Skipping all pictures, set down the lines of the listing from the first through the one with "const closed = arr".
# Start of Dataset records
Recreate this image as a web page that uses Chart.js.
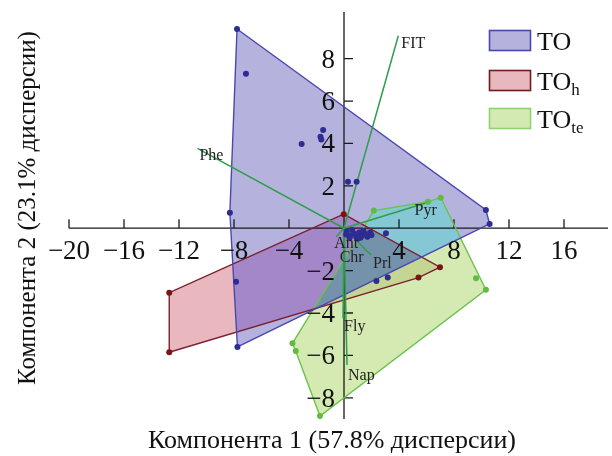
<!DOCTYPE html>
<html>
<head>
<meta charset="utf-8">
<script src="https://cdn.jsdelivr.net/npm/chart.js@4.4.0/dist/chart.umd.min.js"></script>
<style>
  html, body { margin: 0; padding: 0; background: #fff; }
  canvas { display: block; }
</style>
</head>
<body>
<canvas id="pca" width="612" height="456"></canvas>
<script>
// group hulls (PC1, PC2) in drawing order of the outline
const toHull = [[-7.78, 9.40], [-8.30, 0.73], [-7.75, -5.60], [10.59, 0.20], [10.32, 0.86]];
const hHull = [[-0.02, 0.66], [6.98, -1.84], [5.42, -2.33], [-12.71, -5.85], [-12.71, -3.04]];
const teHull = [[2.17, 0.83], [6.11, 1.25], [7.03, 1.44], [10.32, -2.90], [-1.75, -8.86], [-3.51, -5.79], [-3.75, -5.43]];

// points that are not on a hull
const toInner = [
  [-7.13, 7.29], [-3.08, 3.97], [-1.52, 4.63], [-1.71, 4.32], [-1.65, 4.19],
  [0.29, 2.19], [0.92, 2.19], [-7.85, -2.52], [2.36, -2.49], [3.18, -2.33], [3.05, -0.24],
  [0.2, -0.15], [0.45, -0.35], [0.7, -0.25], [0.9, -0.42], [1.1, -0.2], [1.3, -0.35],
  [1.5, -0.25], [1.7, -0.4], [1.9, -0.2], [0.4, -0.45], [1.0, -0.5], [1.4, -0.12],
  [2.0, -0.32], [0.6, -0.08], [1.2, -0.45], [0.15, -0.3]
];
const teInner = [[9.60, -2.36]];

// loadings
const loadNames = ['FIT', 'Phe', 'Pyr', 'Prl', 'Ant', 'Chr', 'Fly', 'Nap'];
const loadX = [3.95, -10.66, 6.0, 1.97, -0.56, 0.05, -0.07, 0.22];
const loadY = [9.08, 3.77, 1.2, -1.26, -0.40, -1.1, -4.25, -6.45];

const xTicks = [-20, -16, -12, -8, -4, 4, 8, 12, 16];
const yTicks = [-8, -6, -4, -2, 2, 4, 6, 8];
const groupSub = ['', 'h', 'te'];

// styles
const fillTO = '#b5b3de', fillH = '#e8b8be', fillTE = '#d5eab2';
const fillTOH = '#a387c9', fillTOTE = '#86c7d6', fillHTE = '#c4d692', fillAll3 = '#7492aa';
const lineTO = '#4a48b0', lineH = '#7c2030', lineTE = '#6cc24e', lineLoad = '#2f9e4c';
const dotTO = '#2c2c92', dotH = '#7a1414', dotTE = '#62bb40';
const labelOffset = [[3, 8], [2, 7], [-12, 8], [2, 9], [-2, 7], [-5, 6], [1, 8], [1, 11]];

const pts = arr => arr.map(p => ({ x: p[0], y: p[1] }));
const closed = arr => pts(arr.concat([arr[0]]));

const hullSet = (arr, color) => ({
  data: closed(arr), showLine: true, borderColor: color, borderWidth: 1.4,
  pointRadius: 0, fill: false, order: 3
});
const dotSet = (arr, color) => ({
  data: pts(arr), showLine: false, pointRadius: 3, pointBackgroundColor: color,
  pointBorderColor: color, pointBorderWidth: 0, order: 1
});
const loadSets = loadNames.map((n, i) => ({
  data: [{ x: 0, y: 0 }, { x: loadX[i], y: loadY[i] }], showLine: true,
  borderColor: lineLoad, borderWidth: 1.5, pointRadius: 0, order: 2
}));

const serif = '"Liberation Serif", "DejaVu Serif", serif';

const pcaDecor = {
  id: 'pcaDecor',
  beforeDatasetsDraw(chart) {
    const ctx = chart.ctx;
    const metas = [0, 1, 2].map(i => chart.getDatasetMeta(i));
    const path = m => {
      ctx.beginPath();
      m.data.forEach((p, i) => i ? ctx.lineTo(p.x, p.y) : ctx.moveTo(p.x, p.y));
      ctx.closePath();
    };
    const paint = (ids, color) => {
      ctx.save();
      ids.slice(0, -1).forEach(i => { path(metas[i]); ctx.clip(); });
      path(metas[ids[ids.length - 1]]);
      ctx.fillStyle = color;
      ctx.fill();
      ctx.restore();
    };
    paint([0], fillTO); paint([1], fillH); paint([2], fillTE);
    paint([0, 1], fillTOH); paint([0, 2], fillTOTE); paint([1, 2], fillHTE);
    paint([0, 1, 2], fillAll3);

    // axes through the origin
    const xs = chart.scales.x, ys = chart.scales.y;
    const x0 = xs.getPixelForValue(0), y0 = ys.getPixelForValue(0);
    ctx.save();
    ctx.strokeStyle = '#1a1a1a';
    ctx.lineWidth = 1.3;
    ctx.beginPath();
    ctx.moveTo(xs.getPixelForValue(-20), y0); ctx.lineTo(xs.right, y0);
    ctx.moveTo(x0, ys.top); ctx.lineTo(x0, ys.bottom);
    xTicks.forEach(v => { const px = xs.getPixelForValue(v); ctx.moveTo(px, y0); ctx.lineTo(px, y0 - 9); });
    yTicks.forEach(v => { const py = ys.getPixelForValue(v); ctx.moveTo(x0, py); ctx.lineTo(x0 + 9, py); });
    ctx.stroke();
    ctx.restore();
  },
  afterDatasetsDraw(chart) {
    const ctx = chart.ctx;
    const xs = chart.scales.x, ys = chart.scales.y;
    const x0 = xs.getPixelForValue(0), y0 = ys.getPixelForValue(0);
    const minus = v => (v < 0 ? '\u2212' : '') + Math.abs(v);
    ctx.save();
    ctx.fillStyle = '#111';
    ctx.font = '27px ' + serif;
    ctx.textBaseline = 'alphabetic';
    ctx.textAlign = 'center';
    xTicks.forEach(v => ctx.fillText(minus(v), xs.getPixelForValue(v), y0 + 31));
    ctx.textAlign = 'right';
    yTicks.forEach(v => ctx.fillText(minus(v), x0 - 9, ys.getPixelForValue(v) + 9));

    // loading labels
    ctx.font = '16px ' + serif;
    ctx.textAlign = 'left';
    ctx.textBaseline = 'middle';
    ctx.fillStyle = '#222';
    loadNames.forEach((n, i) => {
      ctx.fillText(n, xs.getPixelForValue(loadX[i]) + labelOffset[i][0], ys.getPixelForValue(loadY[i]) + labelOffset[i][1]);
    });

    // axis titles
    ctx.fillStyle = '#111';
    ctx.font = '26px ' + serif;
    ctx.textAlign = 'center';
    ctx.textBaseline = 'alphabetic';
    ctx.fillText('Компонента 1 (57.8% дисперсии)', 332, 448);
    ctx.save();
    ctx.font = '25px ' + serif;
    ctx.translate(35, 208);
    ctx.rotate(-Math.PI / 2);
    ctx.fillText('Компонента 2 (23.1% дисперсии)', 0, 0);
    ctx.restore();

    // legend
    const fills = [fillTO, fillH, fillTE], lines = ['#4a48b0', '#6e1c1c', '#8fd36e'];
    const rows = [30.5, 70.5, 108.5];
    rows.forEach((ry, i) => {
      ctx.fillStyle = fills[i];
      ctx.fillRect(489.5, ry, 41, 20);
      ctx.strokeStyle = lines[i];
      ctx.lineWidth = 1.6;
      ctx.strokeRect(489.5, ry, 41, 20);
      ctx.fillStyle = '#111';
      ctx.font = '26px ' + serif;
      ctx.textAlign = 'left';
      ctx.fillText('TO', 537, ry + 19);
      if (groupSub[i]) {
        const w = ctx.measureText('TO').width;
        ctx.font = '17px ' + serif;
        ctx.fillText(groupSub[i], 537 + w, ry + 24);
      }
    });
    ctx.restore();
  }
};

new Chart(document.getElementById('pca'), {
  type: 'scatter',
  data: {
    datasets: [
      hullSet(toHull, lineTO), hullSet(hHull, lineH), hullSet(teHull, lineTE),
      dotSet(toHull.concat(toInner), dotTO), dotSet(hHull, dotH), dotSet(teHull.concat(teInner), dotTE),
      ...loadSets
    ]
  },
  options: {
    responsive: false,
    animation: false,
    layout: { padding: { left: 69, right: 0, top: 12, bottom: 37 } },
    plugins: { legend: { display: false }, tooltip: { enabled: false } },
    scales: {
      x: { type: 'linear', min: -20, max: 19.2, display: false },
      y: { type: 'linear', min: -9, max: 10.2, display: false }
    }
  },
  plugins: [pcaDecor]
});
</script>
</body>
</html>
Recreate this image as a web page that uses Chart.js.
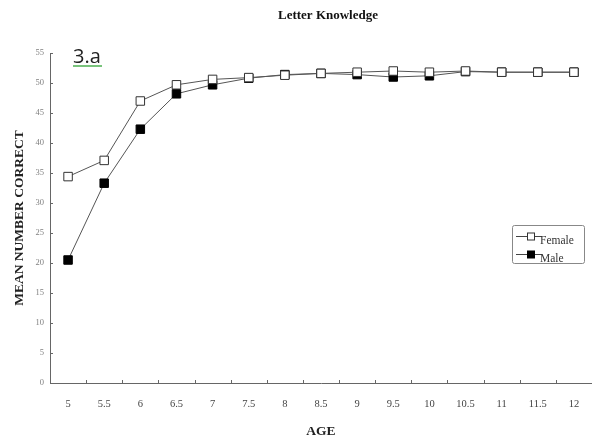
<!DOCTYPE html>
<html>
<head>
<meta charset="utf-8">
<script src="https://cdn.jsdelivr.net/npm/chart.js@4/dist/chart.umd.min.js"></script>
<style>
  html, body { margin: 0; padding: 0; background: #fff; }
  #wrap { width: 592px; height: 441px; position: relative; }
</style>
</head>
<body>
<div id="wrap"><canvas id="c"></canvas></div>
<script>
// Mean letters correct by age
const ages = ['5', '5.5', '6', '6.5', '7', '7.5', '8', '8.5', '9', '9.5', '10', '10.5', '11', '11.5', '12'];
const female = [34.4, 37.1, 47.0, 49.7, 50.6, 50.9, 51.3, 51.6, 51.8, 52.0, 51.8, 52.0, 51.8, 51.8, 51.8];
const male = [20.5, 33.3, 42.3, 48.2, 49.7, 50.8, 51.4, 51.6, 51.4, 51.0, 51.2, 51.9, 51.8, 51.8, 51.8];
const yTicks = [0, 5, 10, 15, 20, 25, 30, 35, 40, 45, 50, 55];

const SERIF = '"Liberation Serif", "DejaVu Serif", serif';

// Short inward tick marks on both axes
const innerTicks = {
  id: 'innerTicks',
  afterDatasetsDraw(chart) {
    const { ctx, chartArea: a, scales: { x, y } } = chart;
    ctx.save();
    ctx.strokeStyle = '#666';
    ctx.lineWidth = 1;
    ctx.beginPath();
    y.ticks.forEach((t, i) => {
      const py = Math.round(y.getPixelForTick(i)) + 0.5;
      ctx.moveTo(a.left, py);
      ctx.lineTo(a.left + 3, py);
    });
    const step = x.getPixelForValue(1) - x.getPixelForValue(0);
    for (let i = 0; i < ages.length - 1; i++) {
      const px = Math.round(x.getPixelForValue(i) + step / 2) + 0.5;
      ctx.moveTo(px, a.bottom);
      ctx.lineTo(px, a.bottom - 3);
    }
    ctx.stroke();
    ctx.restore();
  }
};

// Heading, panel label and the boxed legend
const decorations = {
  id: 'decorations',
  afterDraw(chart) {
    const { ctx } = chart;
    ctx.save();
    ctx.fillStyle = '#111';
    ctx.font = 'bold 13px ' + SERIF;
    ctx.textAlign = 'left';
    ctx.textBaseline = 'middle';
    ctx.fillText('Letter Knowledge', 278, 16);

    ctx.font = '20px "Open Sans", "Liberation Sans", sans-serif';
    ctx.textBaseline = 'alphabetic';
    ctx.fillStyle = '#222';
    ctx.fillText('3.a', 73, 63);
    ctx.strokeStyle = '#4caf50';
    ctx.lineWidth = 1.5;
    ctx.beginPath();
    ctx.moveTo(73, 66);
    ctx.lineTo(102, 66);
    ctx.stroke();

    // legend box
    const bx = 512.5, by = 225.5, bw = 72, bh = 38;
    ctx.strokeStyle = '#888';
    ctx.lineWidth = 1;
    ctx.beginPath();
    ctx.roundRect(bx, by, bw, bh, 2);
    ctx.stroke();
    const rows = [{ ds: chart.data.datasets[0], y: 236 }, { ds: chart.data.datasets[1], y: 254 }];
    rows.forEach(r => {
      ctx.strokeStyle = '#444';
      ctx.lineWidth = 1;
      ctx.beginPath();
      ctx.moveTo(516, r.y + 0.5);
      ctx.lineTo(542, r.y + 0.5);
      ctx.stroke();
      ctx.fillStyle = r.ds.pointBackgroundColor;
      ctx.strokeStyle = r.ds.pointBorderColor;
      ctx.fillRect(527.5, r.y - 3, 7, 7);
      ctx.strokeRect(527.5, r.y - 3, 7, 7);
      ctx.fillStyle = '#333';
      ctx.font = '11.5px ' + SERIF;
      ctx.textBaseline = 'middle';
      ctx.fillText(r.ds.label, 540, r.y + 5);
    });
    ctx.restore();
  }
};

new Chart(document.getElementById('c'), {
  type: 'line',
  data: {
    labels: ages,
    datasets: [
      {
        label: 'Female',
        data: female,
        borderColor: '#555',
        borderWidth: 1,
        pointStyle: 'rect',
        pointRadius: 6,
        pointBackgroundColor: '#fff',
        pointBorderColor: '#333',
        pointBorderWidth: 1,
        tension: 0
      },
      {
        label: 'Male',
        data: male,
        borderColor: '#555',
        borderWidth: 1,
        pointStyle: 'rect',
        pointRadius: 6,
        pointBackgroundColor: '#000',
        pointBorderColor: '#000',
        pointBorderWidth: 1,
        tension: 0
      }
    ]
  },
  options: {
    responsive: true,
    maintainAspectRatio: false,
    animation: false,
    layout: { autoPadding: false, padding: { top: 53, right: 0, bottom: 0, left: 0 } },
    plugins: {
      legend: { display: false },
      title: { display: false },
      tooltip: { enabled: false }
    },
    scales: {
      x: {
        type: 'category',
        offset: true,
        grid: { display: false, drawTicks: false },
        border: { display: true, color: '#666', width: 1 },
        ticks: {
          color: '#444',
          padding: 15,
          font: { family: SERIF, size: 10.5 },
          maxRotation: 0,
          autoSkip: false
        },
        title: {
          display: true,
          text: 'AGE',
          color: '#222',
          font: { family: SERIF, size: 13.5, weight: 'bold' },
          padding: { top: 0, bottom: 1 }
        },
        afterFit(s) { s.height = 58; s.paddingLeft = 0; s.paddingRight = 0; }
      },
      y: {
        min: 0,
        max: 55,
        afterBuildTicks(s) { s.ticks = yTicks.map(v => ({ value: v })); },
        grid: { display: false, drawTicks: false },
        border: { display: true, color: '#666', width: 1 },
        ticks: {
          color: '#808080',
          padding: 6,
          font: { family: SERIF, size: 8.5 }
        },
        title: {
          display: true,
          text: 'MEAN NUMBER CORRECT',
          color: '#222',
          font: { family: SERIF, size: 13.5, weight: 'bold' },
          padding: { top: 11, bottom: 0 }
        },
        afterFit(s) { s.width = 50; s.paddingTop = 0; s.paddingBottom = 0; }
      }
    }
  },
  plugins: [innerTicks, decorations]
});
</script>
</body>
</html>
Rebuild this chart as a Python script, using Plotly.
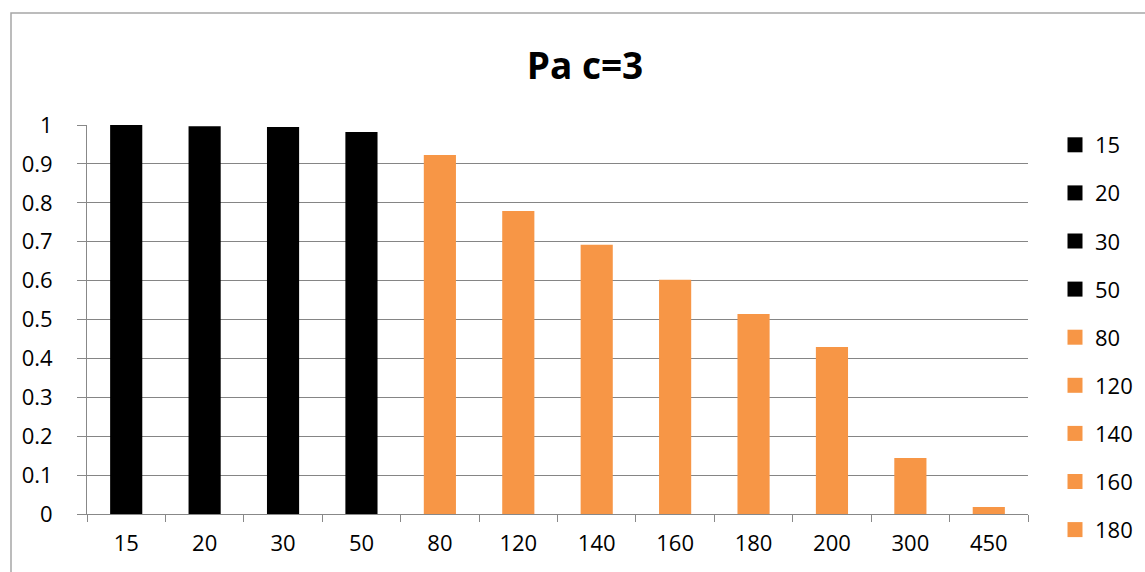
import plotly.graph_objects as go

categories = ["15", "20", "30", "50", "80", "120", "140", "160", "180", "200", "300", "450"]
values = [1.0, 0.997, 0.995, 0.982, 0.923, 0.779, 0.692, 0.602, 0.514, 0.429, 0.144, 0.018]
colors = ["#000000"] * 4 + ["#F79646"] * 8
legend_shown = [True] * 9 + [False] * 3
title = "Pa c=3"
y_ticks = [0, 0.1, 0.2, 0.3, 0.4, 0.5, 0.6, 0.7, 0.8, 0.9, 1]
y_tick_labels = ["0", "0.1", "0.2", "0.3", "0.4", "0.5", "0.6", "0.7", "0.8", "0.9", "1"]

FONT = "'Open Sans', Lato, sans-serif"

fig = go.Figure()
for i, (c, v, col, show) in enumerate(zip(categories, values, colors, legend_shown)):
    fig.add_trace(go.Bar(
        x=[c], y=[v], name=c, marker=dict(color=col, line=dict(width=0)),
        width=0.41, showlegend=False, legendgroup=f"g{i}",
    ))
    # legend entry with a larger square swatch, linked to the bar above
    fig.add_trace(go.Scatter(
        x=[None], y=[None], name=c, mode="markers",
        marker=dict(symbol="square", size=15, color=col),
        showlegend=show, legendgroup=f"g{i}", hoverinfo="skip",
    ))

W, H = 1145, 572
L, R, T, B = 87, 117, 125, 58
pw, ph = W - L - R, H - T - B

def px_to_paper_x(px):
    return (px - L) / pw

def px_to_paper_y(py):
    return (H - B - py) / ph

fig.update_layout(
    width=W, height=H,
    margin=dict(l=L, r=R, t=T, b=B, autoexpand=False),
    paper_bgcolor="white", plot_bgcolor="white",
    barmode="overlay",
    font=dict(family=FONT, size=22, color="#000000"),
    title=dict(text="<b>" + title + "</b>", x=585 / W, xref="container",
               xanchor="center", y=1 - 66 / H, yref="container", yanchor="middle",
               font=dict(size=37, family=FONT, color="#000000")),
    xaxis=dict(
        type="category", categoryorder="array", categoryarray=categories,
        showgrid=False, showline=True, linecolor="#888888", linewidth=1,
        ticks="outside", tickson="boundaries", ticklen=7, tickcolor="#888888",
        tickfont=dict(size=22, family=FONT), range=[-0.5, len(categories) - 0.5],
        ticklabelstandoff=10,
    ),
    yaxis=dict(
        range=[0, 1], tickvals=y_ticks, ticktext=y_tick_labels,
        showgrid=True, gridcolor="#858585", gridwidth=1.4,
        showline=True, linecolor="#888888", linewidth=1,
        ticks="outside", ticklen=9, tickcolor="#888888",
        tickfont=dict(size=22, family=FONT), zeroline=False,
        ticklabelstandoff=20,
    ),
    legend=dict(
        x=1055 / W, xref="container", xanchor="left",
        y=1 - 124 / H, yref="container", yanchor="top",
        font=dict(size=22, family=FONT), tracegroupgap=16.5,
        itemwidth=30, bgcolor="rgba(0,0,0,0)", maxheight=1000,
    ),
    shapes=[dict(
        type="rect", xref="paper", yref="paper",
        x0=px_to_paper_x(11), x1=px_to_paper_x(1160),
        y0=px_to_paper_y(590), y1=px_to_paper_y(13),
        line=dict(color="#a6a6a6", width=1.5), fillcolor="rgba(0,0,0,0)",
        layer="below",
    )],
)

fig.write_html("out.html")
# End of Dataset records
• **Answer to this task**
Recreate this image as a web page that uses Chart.js.
<!DOCTYPE html>
<html>
<head>
<meta charset="utf-8">
<script src="https://cdn.jsdelivr.net/npm/chart.js@4.4.0/dist/chart.umd.min.js"></script>
<style>
  html, body { margin: 0; padding: 0; background: #fff; }
  canvas { display: block; }
</style>
</head>
<body>
<canvas id="pca" width="612" height="456"></canvas>
<script>
// group hulls (PC1, PC2) in drawing order of the outline
const toHull = [[-7.78, 9.40], [-8.30, 0.73], [-7.75, -5.60], [10.59, 0.20], [10.32, 0.86]];
const hHull = [[-0.02, 0.66], [6.98, -1.84], [5.42, -2.33], [-12.71, -5.85], [-12.71, -3.04]];
const teHull = [[2.17, 0.83], [6.11, 1.25], [7.03, 1.44], [10.32, -2.90], [-1.75, -8.86], [-3.51, -5.79], [-3.75, -5.43]];

// points that are not on a hull
const toInner = [
  [-7.13, 7.29], [-3.08, 3.97], [-1.52, 4.63], [-1.71, 4.32], [-1.65, 4.19],
  [0.29, 2.19], [0.92, 2.19], [-7.85, -2.52], [2.36, -2.49], [3.18, -2.33], [3.05, -0.24],
  [0.2, -0.15], [0.45, -0.35], [0.7, -0.25], [0.9, -0.42], [1.1, -0.2], [1.3, -0.35],
  [1.5, -0.25], [1.7, -0.4], [1.9, -0.2], [0.4, -0.45], [1.0, -0.5], [1.4, -0.12],
  [2.0, -0.32], [0.6, -0.08], [1.2, -0.45], [0.15, -0.3]
];
const teInner = [[9.60, -2.36]];

// loadings
const loadNames = ['FIT', 'Phe', 'Pyr', 'Prl', 'Ant', 'Chr', 'Fly', 'Nap'];
const loadX = [3.95, -10.66, 6.0, 1.97, -0.56, 0.05, -0.07, 0.22];
const loadY = [9.08, 3.77, 1.2, -1.26, -0.40, -1.1, -4.25, -6.45];

const xTicks = [-20, -16, -12, -8, -4, 4, 8, 12, 16];
const yTicks = [-8, -6, -4, -2, 2, 4, 6, 8];
const groupSub = ['', 'h', 'te'];

// styles
const fillTO = '#b5b3de', fillH = '#e8b8be', fillTE = '#d5eab2';
const fillTOH = '#a387c9', fillTOTE = '#86c7d6', fillHTE = '#c4d692', fillAll3 = '#7492aa';
const lineTO = '#4a48b0', lineH = '#7c2030', lineTE = '#6cc24e', lineLoad = '#2f9e4c';
const dotTO = '#2c2c92', dotH = '#7a1414', dotTE = '#62bb40';
const labelOffset = [[3, 8], [2, 7], [-12, 8], [2, 9], [-2, 7], [-5, 6], [1, 8], [1, 11]];

const pts = arr => arr.map(p => ({ x: p[0], y: p[1] }));
const closed = arr => pts(arr.concat([arr[0]]));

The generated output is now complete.